WHAT IS REQUIRED
Print the material below exactly as it stands, please, from its first line to the line holding "(954,820) circle (1300);", with no pictures.
===============
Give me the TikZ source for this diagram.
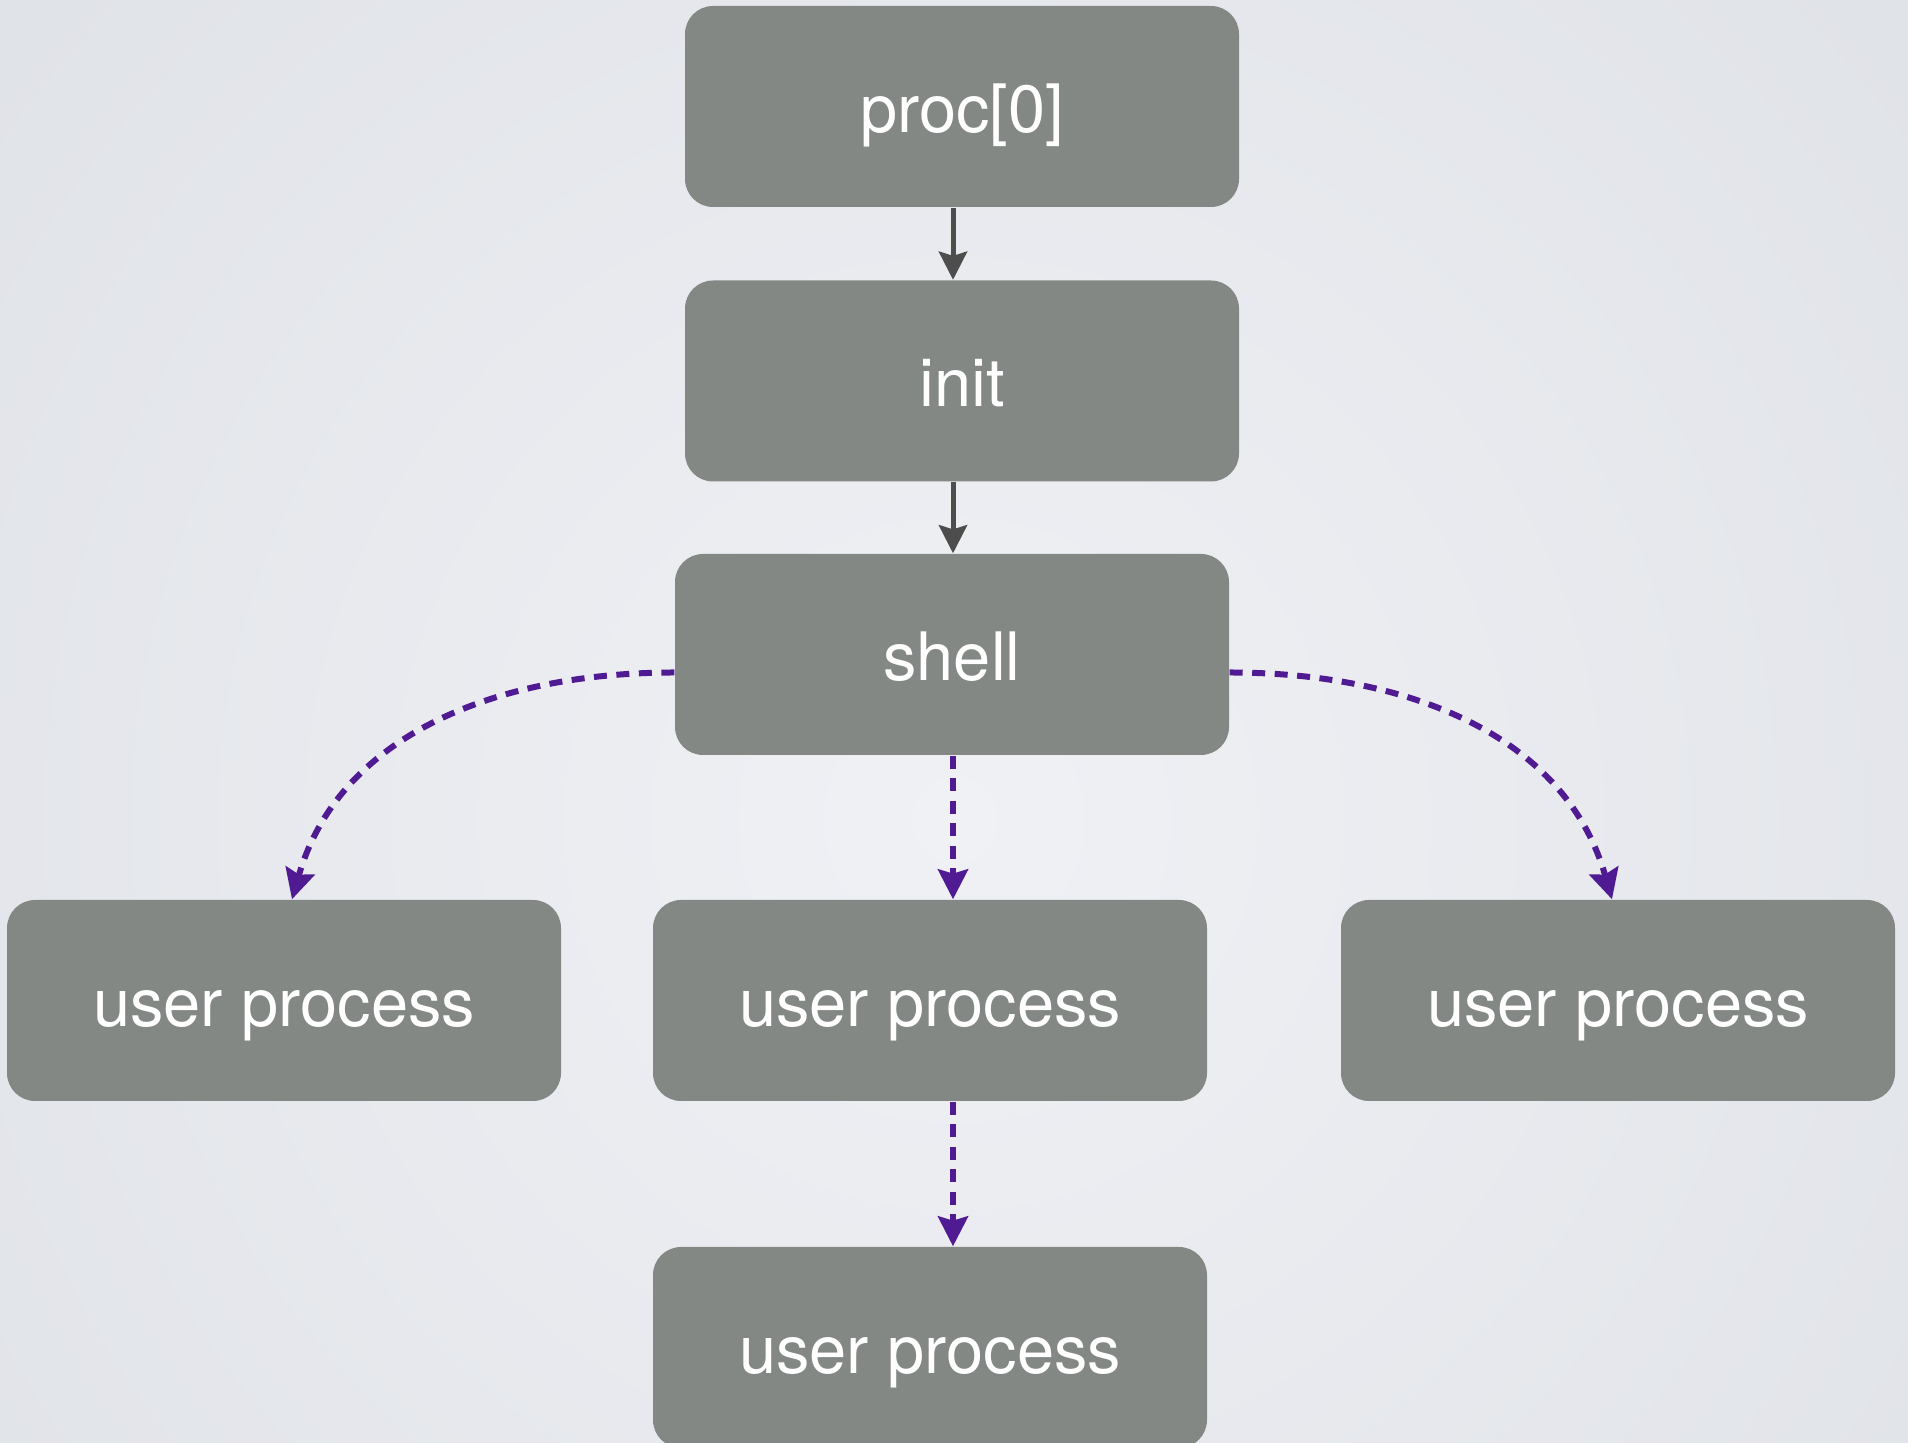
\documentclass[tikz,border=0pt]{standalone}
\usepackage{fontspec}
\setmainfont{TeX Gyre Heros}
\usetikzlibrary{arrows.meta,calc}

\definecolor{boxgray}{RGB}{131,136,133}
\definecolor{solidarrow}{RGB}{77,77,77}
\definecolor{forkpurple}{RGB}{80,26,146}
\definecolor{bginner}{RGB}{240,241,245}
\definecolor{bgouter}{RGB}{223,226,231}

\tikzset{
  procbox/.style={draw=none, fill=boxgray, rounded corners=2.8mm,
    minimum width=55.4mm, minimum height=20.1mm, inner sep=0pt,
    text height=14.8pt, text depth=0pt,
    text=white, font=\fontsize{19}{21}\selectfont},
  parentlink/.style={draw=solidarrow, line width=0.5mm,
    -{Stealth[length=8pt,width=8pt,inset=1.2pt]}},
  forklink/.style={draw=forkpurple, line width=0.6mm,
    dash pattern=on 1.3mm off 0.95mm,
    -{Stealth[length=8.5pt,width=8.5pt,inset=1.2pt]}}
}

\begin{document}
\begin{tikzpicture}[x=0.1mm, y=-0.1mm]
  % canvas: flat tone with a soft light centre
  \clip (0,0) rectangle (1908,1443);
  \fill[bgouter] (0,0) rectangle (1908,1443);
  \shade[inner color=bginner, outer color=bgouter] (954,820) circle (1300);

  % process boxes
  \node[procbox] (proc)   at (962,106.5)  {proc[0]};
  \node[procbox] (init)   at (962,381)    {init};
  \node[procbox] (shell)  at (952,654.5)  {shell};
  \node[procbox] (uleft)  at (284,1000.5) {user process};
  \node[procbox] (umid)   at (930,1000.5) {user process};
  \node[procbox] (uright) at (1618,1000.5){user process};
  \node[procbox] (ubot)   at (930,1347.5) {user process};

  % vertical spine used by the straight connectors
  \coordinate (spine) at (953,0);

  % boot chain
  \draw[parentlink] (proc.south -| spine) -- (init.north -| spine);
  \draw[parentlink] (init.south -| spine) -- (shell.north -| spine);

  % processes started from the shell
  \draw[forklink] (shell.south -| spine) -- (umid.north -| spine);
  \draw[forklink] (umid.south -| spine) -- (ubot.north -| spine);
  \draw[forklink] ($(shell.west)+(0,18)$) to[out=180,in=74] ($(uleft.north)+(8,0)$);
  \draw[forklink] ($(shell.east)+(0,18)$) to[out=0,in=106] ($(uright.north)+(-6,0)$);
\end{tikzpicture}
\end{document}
===============
COMPLETED EXERCISE
Give me the TikZ source for this diagram.
\documentclass[tikz,border=0pt]{standalone}
\usepackage{fontspec}
\setmainfont{TeX Gyre Heros}
\usetikzlibrary{arrows.meta,calc}

\definecolor{boxgray}{RGB}{131,136,133}
\definecolor{solidarrow}{RGB}{77,77,77}
\definecolor{forkpurple}{RGB}{80,26,146}
\definecolor{bginner}{RGB}{240,241,245}
\definecolor{bgouter}{RGB}{223,226,231}

\tikzset{
  procbox/.style={draw=none, fill=boxgray, rounded corners=2.8mm,
    minimum width=55.4mm, minimum height=20.1mm, inner sep=0pt,
    text height=14.8pt, text depth=0pt,
    text=white, font=\fontsize{19}{21}\selectfont},
  parentlink/.style={draw=solidarrow, line width=0.5mm,
    -{Stealth[length=8pt,width=8pt,inset=1.2pt]}},
  forklink/.style={draw=forkpurple, line width=0.6mm,
    dash pattern=on 1.3mm off 0.95mm,
    -{Stealth[length=8.5pt,width=8.5pt,inset=1.2pt]}}
}

\begin{document}
\begin{tikzpicture}[x=0.1mm, y=-0.1mm]
  % canvas: flat tone with a soft light centre
  \clip (0,0) rectangle (1908,1443);
  \fill[bgouter] (0,0) rectangle (1908,1443);
  \shade[inner color=bginner, outer color=bgouter] (954,820) circle (1300);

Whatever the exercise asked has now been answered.